- **Goal**
Restate each line of the listing exactly, without carrying over any pictures.

— start of Dataset extract —

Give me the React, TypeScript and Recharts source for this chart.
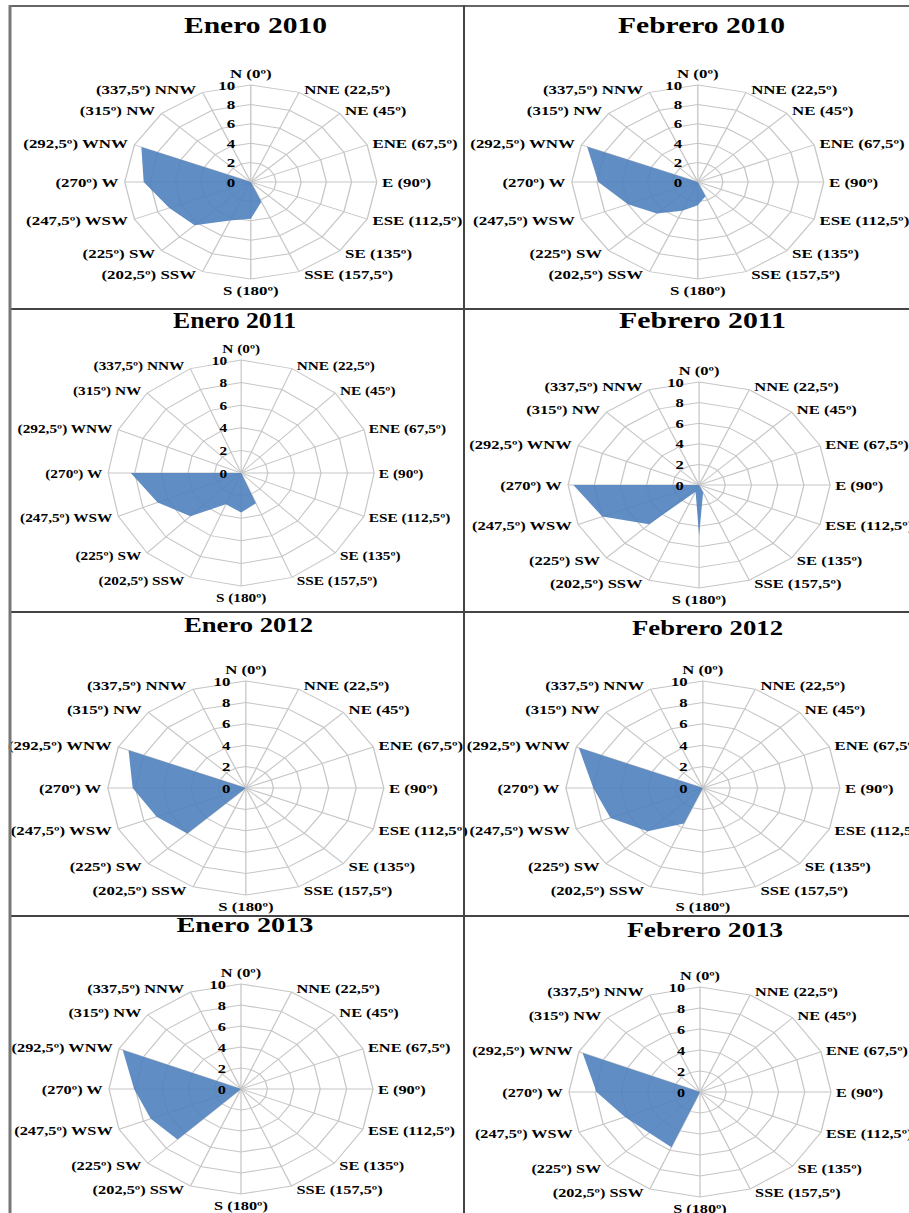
import React from 'react';
import { RadarChart, Radar, PolarGrid, PolarAngleAxis, PolarRadiusAxis } from 'recharts';

// wind directions, clockwise from north
const directions = [
  'N (0º)', 'NNE (22,5º)', 'NE (45º)', 'ENE (67,5º)', 'E (90º)', 'ESE (112,5º)',
  'SE (135º)', 'SSE (157,5º)', 'S (180º)', '(202,5º) SSW', '(225º) SW',
  '(247,5º) WSW', '(270º) W', '(292,5º) WNW', '(315º) NW', '(337,5º) NNW',
];

const titles = [
  'Enero 2010', 'Febrero 2010', 'Enero 2011', 'Febrero 2011',
  'Enero 2012', 'Febrero 2012', 'Enero 2013', 'Febrero 2013',
];

// frequencies per direction (N ... NNW)
const enero2010 = [0, 0, 0, 0, 0, 0, 0, 2.2, 3.8, 4.3, 6.3, 7.0, 8.5, 9.4, 0, 0];
const febrero2010 = [0, 0, 0, 0, 0, 0, 0, 1.6, 2.4, 3.2, 4.6, 6.0, 7.9, 9.5, 0, 0];
const enero2011 = [0, 0, 0, 0, 0, 0, 0, 2.9, 3.5, 3.0, 5.4, 6.8, 8.3, 0, 0, 0];
const febrero2011 = [0, 0, 0, 0, 0, 0, 0, 0.8, 4.9, 0.7, 5.4, 8.0, 9.6, 0, 0, 0];
const enero2012 = [0, 0, 0, 0, 0, 0, 0, 0, 0, 0, 6.0, 7.0, 8.2, 9.2, 0, 0];
const febrero2012 = [0, 0, 0, 0, 0, 0, 0, 0, 0, 3.6, 5.7, 7.3, 8.0, 9.8, 0, 0];
const enero2013 = [0, 0, 0, 0, 0, 0, 0, 0, 0, 0, 6.8, 7.4, 8.1, 9.7, 0, 0];
const febrero2013 = [0, 0, 0, 0, 0, 0, 0, 0, 0, 5.7, 5.5, 6.2, 7.9, 9.7, 0, 0];

const series = [enero2010, febrero2010, enero2011, febrero2011, enero2012, febrero2012, enero2013, febrero2013];

const radiusDomain = [0, 10];

// page layout: chart centre, horizontal / vertical radius, title centre, baseline, width, font size
const layout = [
  { cx: 251, cy: 182, rx: 126, ry: 97, tx: 255.5, ty: 33, tw: 143, fs: 24 },
  { cx: 698, cy: 182, rx: 126, ry: 97, tx: 701.5, ty: 33, tw: 167, fs: 24 },
  { cx: 241, cy: 473, rx: 133, ry: 113, tx: 234.5, ty: 328, tw: 123, fs: 23 },
  { cx: 699, cy: 485, rx: 131, ry: 103, tx: 702.5, ty: 328, tw: 167, fs: 23 },
  { cx: 246, cy: 788, rx: 138, ry: 107, tx: 248.5, ty: 632, tw: 129, fs: 21 },
  { cx: 703, cy: 788, rx: 137, ry: 107, tx: 707.5, ty: 635, tw: 151, fs: 21 },
  { cx: 241, cy: 1089, rx: 132, ry: 105, tx: 245, ty: 932, tw: 137, fs: 21 },
  { cx: 700, cy: 1092, rx: 131, ry: 105, tx: 705, ty: 937, tw: 156, fs: 21 },
];

const FONT = '"Liberation Serif", "Times New Roman", serif';
const BLUE = '#4f81bd';
const GRID = '#c6c6c6';
const CW = 420;

type PanelProps = { values: number[]; cx: number; cy: number; rx: number; ry: number };

function RosePanel({ values, cx, cy, rx, ry }: PanelProps) {
  const s = rx / ry;
  const lcx = CW / 2;
  const lcy = ry + 34;
  const H = 2 * ry + 70;
  const data = directions.map((d, i) => ({ dir: d, value: values[i] }));

  const angleTick = (p: any) => {
    const a = (p.payload.coordinate * Math.PI) / 180;
    const c = Math.cos(a);
    const sn = Math.sin(a);
    const vx = lcx + ry * c;
    const vy = lcy - ry * sn;
    const vertical = Math.abs(c) < 0.01;
    const x = vertical ? vx : vx + (c > 0 ? 4 : -5);
    const y = vertical ? vy - 11.5 * sn : vy - 3.5 * sn;
    const anchor = vertical ? 'middle' : c > 0 ? 'start' : 'end';
    return (
      <text x={x} y={y} dy="0.35em" textAnchor={anchor} fontFamily={FONT} fontWeight="bold" fontSize={13} fill="#000">
        {p.payload.value}
      </text>
    );
  };

  const radiusTick = (p: any) => (
    <text x={p.x - 12} y={p.y} dy="0.35em" textAnchor="end" fontFamily={FONT} fontWeight="bold" fontSize={13} fill="#000">
      {p.payload.value}
    </text>
  );

  return (
    <div
      style={{
        position: 'absolute',
        left: cx - lcx * s,
        top: cy - lcy,
        width: CW,
        height: H,
        transform: `scaleX(${s})`,
        transformOrigin: '0 0',
      }}
    >
      <RadarChart width={CW} height={H} data={data} cx={lcx} cy={lcy} outerRadius={ry} margin={{ top: 0, right: 0, bottom: 0, left: 0 }}>
        <PolarGrid gridType="polygon" stroke={GRID} strokeWidth={1} />
        <PolarAngleAxis dataKey="dir" tick={angleTick} tickLine={false} axisLine={false} />
        <PolarRadiusAxis angle={90} domain={radiusDomain} tickCount={6} axisLine={false} tickLine={false} tick={radiusTick} />
        <Radar dataKey="value" fill={BLUE} fillOpacity={0.9} stroke="none" isAnimationActive={false} />
      </RadarChart>
    </div>
  );
}

export default function App() {
  return (
    <div style={{ position: 'absolute', left: 0, top: 0, width: 909, height: 1213, overflow: 'hidden', background: '#fff' }}>
      {series.map((v, i) => (
        <RosePanel key={titles[i]} values={v} cx={layout[i].cx} cy={layout[i].cy} rx={layout[i].rx} ry={layout[i].ry} />
      ))}
      <svg width={909} height={1213} style={{ position: 'absolute', left: 0, top: 0 }}>
        {titles.map((t, i) => (
          <text
            key={t}
            x={layout[i].tx}
            y={layout[i].ty}
            textAnchor="middle"
            textLength={layout[i].tw}
            lengthAdjust="spacingAndGlyphs"
            fontFamily={FONT}
            fontWeight="bold"
            fontSize={layout[i].fs}
            fill="#000"
          >
            {t}
          </text>
        ))}
        <line x1={9} y1={6} x2={920} y2={6} stroke="#666" strokeWidth={2} />
        <line x1={9} y1={309} x2={920} y2={309} stroke="#444" strokeWidth={2} />
        <line x1={9} y1={612} x2={920} y2={612} stroke="#444" strokeWidth={2} />
        <line x1={9} y1={916} x2={920} y2={916} stroke="#444" strokeWidth={2} />
        <line x1={10} y1={5} x2={10} y2={1220} stroke="#777" strokeWidth={3} />
        <line x1={464} y1={5} x2={464} y2={1220} stroke="#444" strokeWidth={2} />
      </svg>
    </div>
  );
}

— end of Dataset extract —

- **Final result**
Give me the React, TypeScript and Recharts source for this chart.
import React from 'react';
import { RadarChart, Radar, PolarGrid, PolarAngleAxis, PolarRadiusAxis } from 'recharts';

// wind directions, clockwise from north
const directions = [
  'N (0º)', 'NNE (22,5º)', 'NE (45º)', 'ENE (67,5º)', 'E (90º)', 'ESE (112,5º)',
  'SE (135º)', 'SSE (157,5º)', 'S (180º)', '(202,5º) SSW', '(225º) SW',
  '(247,5º) WSW', '(270º) W', '(292,5º) WNW', '(315º) NW', '(337,5º) NNW',
];

const titles = [
  'Enero 2010', 'Febrero 2010', 'Enero 2011', 'Febrero 2011',
  'Enero 2012', 'Febrero 2012', 'Enero 2013', 'Febrero 2013',
];

// frequencies per direction (N ... NNW)
const enero2010 = [0, 0, 0, 0, 0, 0, 0, 2.2, 3.8, 4.3, 6.3, 7.0, 8.5, 9.4, 0, 0];
const febrero2010 = [0, 0, 0, 0, 0, 0, 0, 1.6, 2.4, 3.2, 4.6, 6.0, 7.9, 9.5, 0, 0];
const enero2011 = [0, 0, 0, 0, 0, 0, 0, 2.9, 3.5, 3.0, 5.4, 6.8, 8.3, 0, 0, 0];
const febrero2011 = [0, 0, 0, 0, 0, 0, 0, 0.8, 4.9, 0.7, 5.4, 8.0, 9.6, 0, 0, 0];
const enero2012 = [0, 0, 0, 0, 0, 0, 0, 0, 0, 0, 6.0, 7.0, 8.2, 9.2, 0, 0];
const febrero2012 = [0, 0, 0, 0, 0, 0, 0, 0, 0, 3.6, 5.7, 7.3, 8.0, 9.8, 0, 0];
const enero2013 = [0, 0, 0, 0, 0, 0, 0, 0, 0, 0, 6.8, 7.4, 8.1, 9.7, 0, 0];
const febrero2013 = [0, 0, 0, 0, 0, 0, 0, 0, 0, 5.7, 5.5, 6.2, 7.9, 9.7, 0, 0];

const series = [enero2010, febrero2010, enero2011, febrero2011, enero2012, febrero2012, enero2013, febrero2013];

const radiusDomain = [0, 10];

// page layout: chart centre, horizontal / vertical radius, title centre, baseline, width, font size
const layout = [
  { cx: 251, cy: 182, rx: 126, ry: 97, tx: 255.5, ty: 33, tw: 143, fs: 24 },
  { cx: 698, cy: 182, rx: 126, ry: 97, tx: 701.5, ty: 33, tw: 167, fs: 24 },
  { cx: 241, cy: 473, rx: 133, ry: 113, tx: 234.5, ty: 328, tw: 123, fs: 23 },
  { cx: 699, cy: 485, rx: 131, ry: 103, tx: 702.5, ty: 328, tw: 167, fs: 23 },
  { cx: 246, cy: 788, rx: 138, ry: 107, tx: 248.5, ty: 632, tw: 129, fs: 21 },
  { cx: 703, cy: 788, rx: 137, ry: 107, tx: 707.5, ty: 635, tw: 151, fs: 21 },
  { cx: 241, cy: 1089, rx: 132, ry: 105, tx: 245, ty: 932, tw: 137, fs: 21 },
  { cx: 700, cy: 1092, rx: 131, ry: 105, tx: 705, ty: 937, tw: 156, fs: 21 },
];

const FONT = '"Liberation Serif", "Times New Roman", serif';
const BLUE = '#4f81bd';
const GRID = '#c6c6c6';
const CW = 420;

type PanelProps = { values: number[]; cx: number; cy: number; rx: number; ry: number };

function RosePanel({ values, cx, cy, rx, ry }: PanelProps) {
  const s = rx / ry;
  const lcx = CW / 2;
  const lcy = ry + 34;
  const H = 2 * ry + 70;
  const data = directions.map((d, i) => ({ dir: d, value: values[i] }));

  const angleTick = (p: any) => {
    const a = (p.payload.coordinate * Math.PI) / 180;
    const c = Math.cos(a);
    const sn = Math.sin(a);
    const vx = lcx + ry * c;
    const vy = lcy - ry * sn;
    const vertical = Math.abs(c) < 0.01;
    const x = vertical ? vx : vx + (c > 0 ? 4 : -5);
    const y = vertical ? vy - 11.5 * sn : vy - 3.5 * sn;
    const anchor = vertical ? 'middle' : c > 0 ? 'start' : 'end';
    return (
      <text x={x} y={y} dy="0.35em" textAnchor={anchor} fontFamily={FONT} fontWeight="bold" fontSize={13} fill="#000">
        {p.payload.value}
      </text>
    );
  };

  const radiusTick = (p: any) => (
    <text x={p.x - 12} y={p.y} dy="0.35em" textAnchor="end" fontFamily={FONT} fontWeight="bold" fontSize={13} fill="#000">
      {p.payload.value}
    </text>
  );

  return (
    <div
      style={{
        position: 'absolute',
        left: cx - lcx * s,
        top: cy - lcy,
        width: CW,
        height: H,
        transform: `scaleX(${s})`,
        transformOrigin: '0 0',
      }}
    >
      <RadarChart width={CW} height={H} data={data} cx={lcx} cy={lcy} outerRadius={ry} margin={{ top: 0, right: 0, bottom: 0, left: 0 }}>
        <PolarGrid gridType="polygon" stroke={GRID} strokeWidth={1} />
        <PolarAngleAxis dataKey="dir" tick={angleTick} tickLine={false} axisLine={false} />
        <PolarRadiusAxis angle={90} domain={radiusDomain} tickCount={6} axisLine={false} tickLine={false} tick={radiusTick} />
        <Radar dataKey="value" fill={BLUE} fillOpacity={0.9} stroke="none" isAnimationActive={false} />
      </RadarChart>
    </div>
  );
}

export default function App() {
  return (
    <div style={{ position: 'absolute', left: 0, top: 0, width: 909, height: 1213, overflow: 'hidden', background: '#fff' }}>
      {series.map((v, i) => (
        <RosePanel key={titles[i]} values={v} cx={layout[i].cx} cy={layout[i].cy} rx={layout[i].rx} ry={layout[i].ry} />
      ))}
      <svg width={909} height={1213} style={{ position: 'absolute', left: 0, top: 0 }}>
        {titles.map((t, i) => (
          <text
            key={t}
            x={layout[i].tx}
            y={layout[i].ty}
            textAnchor="middle"
            textLength={layout[i].tw}
            lengthAdjust="spacingAndGlyphs"
            fontFamily={FONT}
            fontWeight="bold"
            fontSize={layout[i].fs}
            fill="#000"
          >
            {t}
          </text>
        ))}
        <line x1={9} y1={6} x2={920} y2={6} stroke="#666" strokeWidth={2} />
        <line x1={9} y1={309} x2={920} y2={309} stroke="#444" strokeWidth={2} />
        <line x1={9} y1={612} x2={920} y2={612} stroke="#444" strokeWidth={2} />
        <line x1={9} y1={916} x2={920} y2={916} stroke="#444" strokeWidth={2} />
        <line x1={10} y1={5} x2={10} y2={1220} stroke="#777" strokeWidth={3} />
        <line x1={464} y1={5} x2={464} y2={1220} stroke="#444" strokeWidth={2} />
      </svg>
    </div>
  );
}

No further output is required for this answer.